Fig. 4.. HH and HT contacts of EphA2 modulate cell migration in vitro and invasion in vivo.

(A) Sample phase-contrast images of HEK293 cells expressing WT or mutant EphA2 at 0 (−) and 20 (+) min after ligand stimulation. Zero time points represent untreated controls. Note that cell rounding occurred in WT- and FN2-expressing cells (highlighted with red boxes) but not in LS-expressing cells. A total of three independent experiments were performed. Scale bars are 5 μm. (B) Scratch-wound assay using EphA2 knockout 283LM cells restored with the WT or mutant receptors. Sample phase-contrast images at 0 hours (top) and 16 hours (bottom) are shown. The yellow masks define the area covered with cells. The red lines demarcate the starting margins of the wound areas. (C) Wound confluency at 16 hours. The wound confluency is summarized in a bar graph to report the mean value and SEM. A total of 12 wounds were used for each group, and a total of three independent experiments were performed. Data were analyzed by one-way ANOVA test; ****p < 0.0001, **p < 0.01, and ns is not significant. (D) Kaplan-Meier survival curve (top) of mice injected intracranially with 1816 cells expressing WT EphA2 or the indicated mutant EphA2. A table showing the number, sex, and median survival of mice is shown at the bottom. (E) Representative whole-mount brain images are shown at the top. Arrows point to regions of hemorrhage. The numbers of mice with brain hemorrhage and its hemispheric distribution, on the basis of gross examination of the whole brain, are shown at the bottom. (F) Histology analysis of mouse brains. Low-power views of the brain are shown on the left; corresponding magnified views of the indicated regions are shown on the right.

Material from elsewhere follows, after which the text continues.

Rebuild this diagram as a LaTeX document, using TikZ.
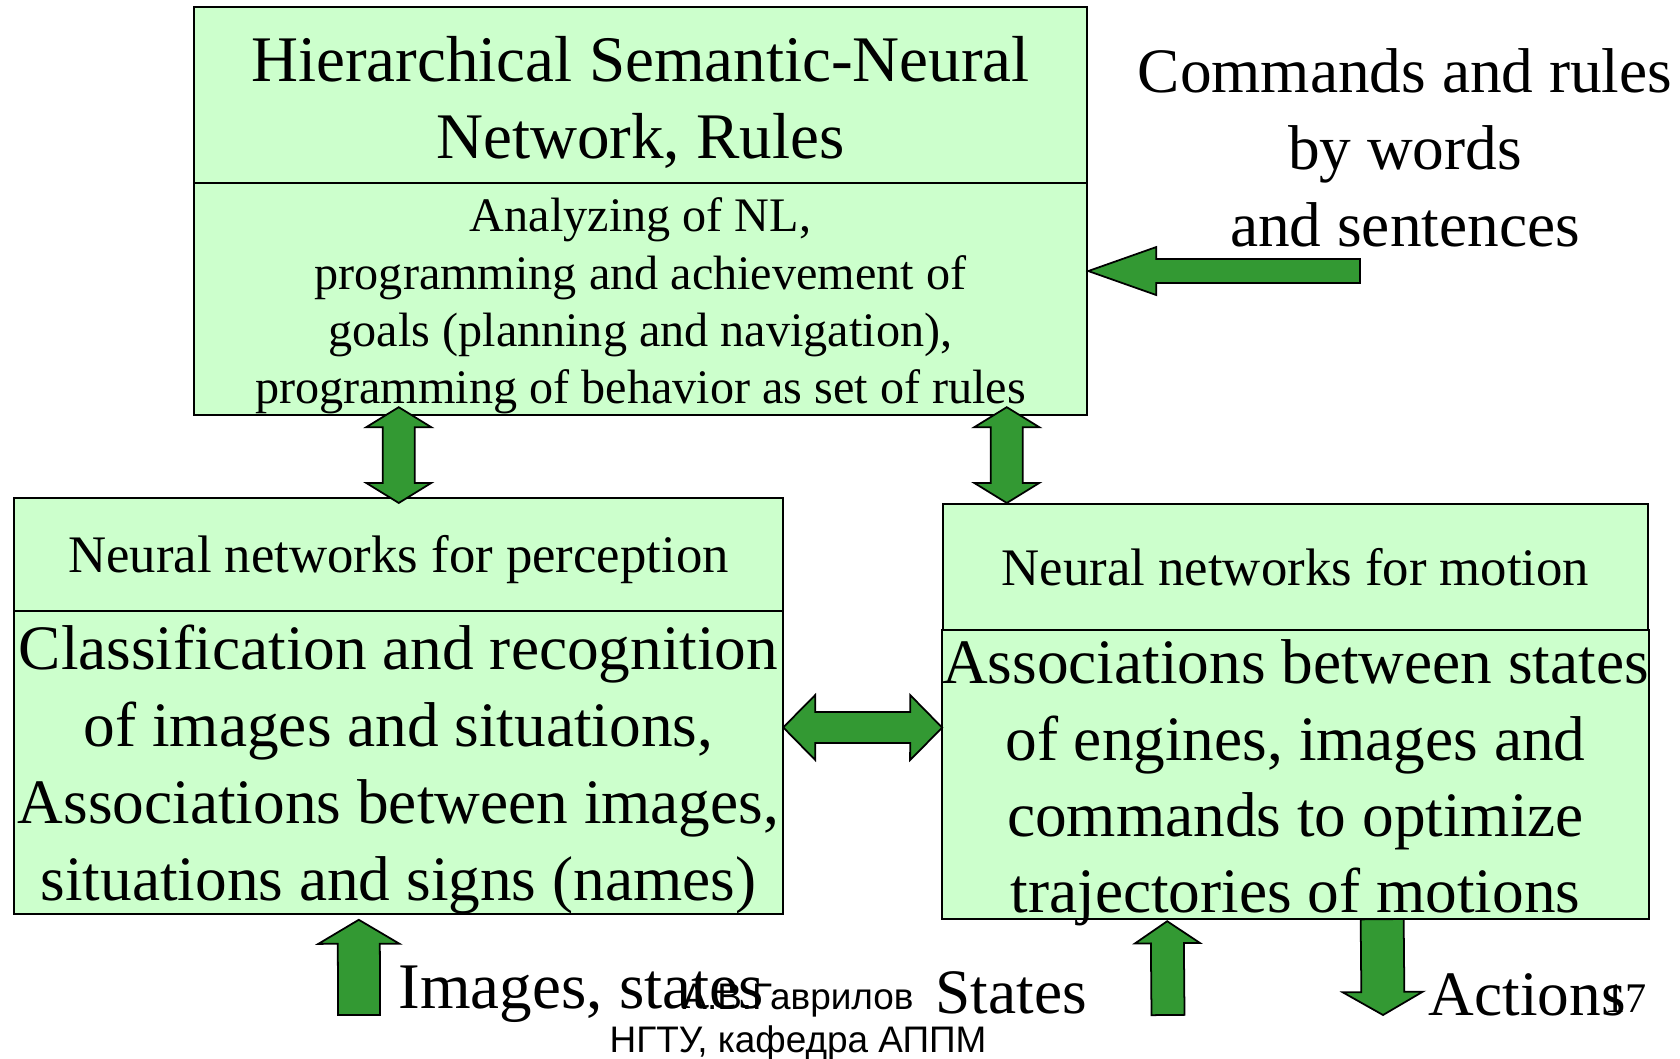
\documentclass[tikz,border=0pt]{standalone}
\usepackage{fontspec}
\setmainfont{Liberation Serif}
\newfontfamily\footfont{Liberation Sans}
\usetikzlibrary{calc,positioning}
\definecolor{boxgreen}{HTML}{CCFFCC}
\definecolor{arrowgreen}{HTML}{339933}
\tikzset{
    block/.style={draw, fill=boxgreen, line width=0.6pt, inner sep=0pt, outer sep=0pt, align=center},
    blockhead/.style={block, font=\fontsize{15}{18}\selectfont},
    blockbody/.style={block, font=\fontsize{18}{21.9}\selectfont},
    fat/.style={draw, fill=arrowgreen, line width=0.5pt, line join=miter},
    sidetext/.style={inner sep=0pt, align=center, font=\fontsize{18}{21.9}\selectfont}
}
% taller first line, so that the text sits lower in its box
\newcommand{\lift}[1]{\rule{0pt}{#1}}
% fat arrow from #1 to #2: shaft half width #3, head half width #4, head length #5
\newcommand{\fatarrow}[5]{%
    \coordinate (fa-n) at ($(#2)!#5!(#1)$);
    \filldraw[fat] ($(#1)!#3!90:(#2)$) -- ($(fa-n)!#3!90:(#2)$) -- ($(fa-n)!#4!90:(#2)$) -- (#2)
        -- ($(fa-n)!#4!-90:(#2)$) -- ($(fa-n)!#3!-90:(#2)$) -- ($(#1)!#3!-90:(#2)$) -- cycle;}
% same, with a head at both ends
\newcommand{\fatdarrow}[5]{%
    \coordinate (fa-m) at ($(#1)!#5!(#2)$);
    \coordinate (fa-n) at ($(#2)!#5!(#1)$);
    \filldraw[fat] (#1) -- ($(fa-m)!#4!90:(#2)$) -- ($(fa-m)!#3!90:(#2)$) -- ($(fa-n)!#3!90:(#2)$)
        -- ($(fa-n)!#4!90:(#2)$) -- (#2) -- ($(fa-n)!#4!-90:(#2)$) -- ($(fa-n)!#3!-90:(#2)$)
        -- ($(fa-m)!#3!-90:(#2)$) -- ($(fa-m)!#4!-90:(#2)$) -- cycle;}

\begin{document}
\begin{tikzpicture}[x=0.01cm, y=-0.01cm]
\useasboundingbox (0,0) rectangle (1680,1058);

% upper level
\node[blockhead, minimum width=8.93cm, minimum height=1.76cm, font=\fontsize{18.5}{21.9}\selectfont] (hsnn) at (640.5,95) {\lift{16.8pt}Hierarchical Semantic-Neural\\Network, Rules};
\node[block, minimum width=8.93cm, minimum height=2.32cm, below=0pt of hsnn, font=\fontsize{13.7}{16.3}\selectfont] (hsnnbody) {\lift{13.6pt}Analyzing of NL,\\programming and achievement of\\goals (planning and navigation),\\programming of behavior as set of rules};

% lower level
\node[blockhead, minimum width=7.69cm, minimum height=1.13cm] (percept) at (398.5,554.5) {\lift{13.2pt}Neural networks for perception};
\node[blockbody, minimum width=7.69cm, minimum height=3.02cm, below=0pt of percept] (perceptbody) {\lift{16.5pt}Classification and recognition\\of images and situations,\\Associations between images,\\situations and signs (names)};

\node[blockhead, minimum width=7.05cm, minimum height=1.26cm] (motion) at (1295.5,567) {Neural networks for motion};
\node[blockbody, minimum width=7.05cm, minimum height=2.89cm, below=0pt of motion, text depth=0pt, font=\fontsize{18}{21.7}\selectfont] (motionbody) {\lift{13.4pt}Associations between states\\of engines, images and\\commands to optimize\\trajectories of motions};

\node[sidetext] (commands) at (1405,148) {Commands and rules\\by words\\and sentences};

% arrow ends
\coordinate (ltop) at ($(hsnnbody.south west)+(205,-8)$);
\coordinate (lbot) at ($(percept.north west)+(385,5)$);
\coordinate (rtop) at ($(hsnnbody.south west)+(813,-8)$);
\coordinate (rbot) at ($(motion.north west)+(64,-1)$);
\coordinate (mleft) at ($(perceptbody.east)+(0,-35)$);
\coordinate (mright) at ($(motionbody.west)+(0,-47)$);
\coordinate (cmdtip) at ($(hsnnbody.north east)+(1,88)$);
\coordinate (cmdtail) at (1360,271);
\coordinate (imgtip) at ($(perceptbody.south west)+(345,6)$);
\coordinate (imgtail) at (359,1015);
\coordinate (sttip) at ($(motionbody.south west)+(225,2)$);
\coordinate (sttail) at (1168,1015);
\coordinate (acttail) at ($(motionbody.south west)+(440,0)$);
\coordinate (acttip) at (1383,1015);

\fatdarrow{ltop}{lbot}{0.16cm}{0.325cm}{0.2cm}
\fatdarrow{rtop}{rbot}{0.16cm}{0.325cm}{0.2cm}
\fatdarrow{mleft}{mright}{0.155cm}{0.325cm}{0.32cm}
\fatarrow{cmdtail}{cmdtip}{0.12cm}{0.24cm}{0.68cm}
\fatarrow{imgtail}{imgtip}{0.21cm}{0.405cm}{0.24cm}
\fatarrow{sttail}{sttip}{0.165cm}{0.325cm}{0.22cm}
\fatarrow{acttail}{acttip}{0.215cm}{0.4cm}{0.23cm}

% inputs and outputs
\node[sidetext, anchor=base west, font=\fontsize{18.5}{21.9}\selectfont] (images) at (398,1008) {Images, states};
\node[inner sep=0pt, align=center, anchor=north, font=\footfont\fontsize{10.5}{12.2}\selectfont] (author) at (798,983) {А.В.Гаврилов\\НГТУ, кафедра АППМ};
\node[sidetext, anchor=base west] (states) at (935,1013) {States};
\node[sidetext, anchor=base west] (actions) at (1428,1015) {Actions};
\node[sidetext, anchor=base west, font=\fontsize{12}{14}\selectfont] (pagenum) at (1604,1012) {17};
\end{tikzpicture}
\end{document}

Fig. 5.. Schematic depictions of the molecular assembly of EphA2 on the cell surface.

(A) Multimeric assembly EphA2 in the absence of ligands. (B) Ligand-induced conformational changes of EphA2, including 71° rotation of the FN2 domain relative to the rest of the Eph ECD. (C) Rearrangement of the kinase domains into close proximity for transphosphorylation on tyrosine residues. (D) Lateral condensation into large EphA2-ephrin higher-order clusters accompanied by activation of canonical signaling and suppression of noncanonical signaling. See text for more details.